-- BEGIN --

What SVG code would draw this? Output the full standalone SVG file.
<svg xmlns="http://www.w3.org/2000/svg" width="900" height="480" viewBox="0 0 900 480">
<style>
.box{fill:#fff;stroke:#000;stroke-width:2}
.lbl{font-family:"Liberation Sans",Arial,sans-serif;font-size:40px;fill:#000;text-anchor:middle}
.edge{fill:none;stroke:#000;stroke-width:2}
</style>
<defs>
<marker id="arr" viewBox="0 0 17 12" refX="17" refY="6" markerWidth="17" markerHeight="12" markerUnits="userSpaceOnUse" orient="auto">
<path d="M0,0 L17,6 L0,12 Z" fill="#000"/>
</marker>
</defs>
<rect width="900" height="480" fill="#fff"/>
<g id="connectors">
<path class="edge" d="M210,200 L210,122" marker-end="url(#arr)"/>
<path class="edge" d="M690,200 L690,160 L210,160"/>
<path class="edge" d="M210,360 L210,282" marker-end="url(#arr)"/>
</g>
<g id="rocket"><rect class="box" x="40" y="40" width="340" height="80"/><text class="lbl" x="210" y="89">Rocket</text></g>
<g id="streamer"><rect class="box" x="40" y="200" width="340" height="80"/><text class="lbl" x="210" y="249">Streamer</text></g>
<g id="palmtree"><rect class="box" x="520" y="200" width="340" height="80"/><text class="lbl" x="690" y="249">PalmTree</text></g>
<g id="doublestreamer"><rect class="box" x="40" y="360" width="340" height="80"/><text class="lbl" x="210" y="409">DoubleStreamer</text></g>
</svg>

-- END --

Output all of the data again. Match it exactly.

What SVG code would draw this? Output the full standalone SVG file.
<svg xmlns="http://www.w3.org/2000/svg" width="900" height="480" viewBox="0 0 900 480">
<style>
.box{fill:#fff;stroke:#000;stroke-width:2}
.lbl{font-family:"Liberation Sans",Arial,sans-serif;font-size:40px;fill:#000;text-anchor:middle}
.edge{fill:none;stroke:#000;stroke-width:2}
</style>
<defs>
<marker id="arr" viewBox="0 0 17 12" refX="17" refY="6" markerWidth="17" markerHeight="12" markerUnits="userSpaceOnUse" orient="auto">
<path d="M0,0 L17,6 L0,12 Z" fill="#000"/>
</marker>
</defs>
<rect width="900" height="480" fill="#fff"/>
<g id="connectors">
<path class="edge" d="M210,200 L210,122" marker-end="url(#arr)"/>
<path class="edge" d="M690,200 L690,160 L210,160"/>
<path class="edge" d="M210,360 L210,282" marker-end="url(#arr)"/>
</g>
<g id="rocket"><rect class="box" x="40" y="40" width="340" height="80"/><text class="lbl" x="210" y="89">Rocket</text></g>
<g id="streamer"><rect class="box" x="40" y="200" width="340" height="80"/><text class="lbl" x="210" y="249">Streamer</text></g>
<g id="palmtree"><rect class="box" x="520" y="200" width="340" height="80"/><text class="lbl" x="690" y="249">PalmTree</text></g>
<g id="doublestreamer"><rect class="box" x="40" y="360" width="340" height="80"/><text class="lbl" x="210" y="409">DoubleStreamer</text></g>
</svg>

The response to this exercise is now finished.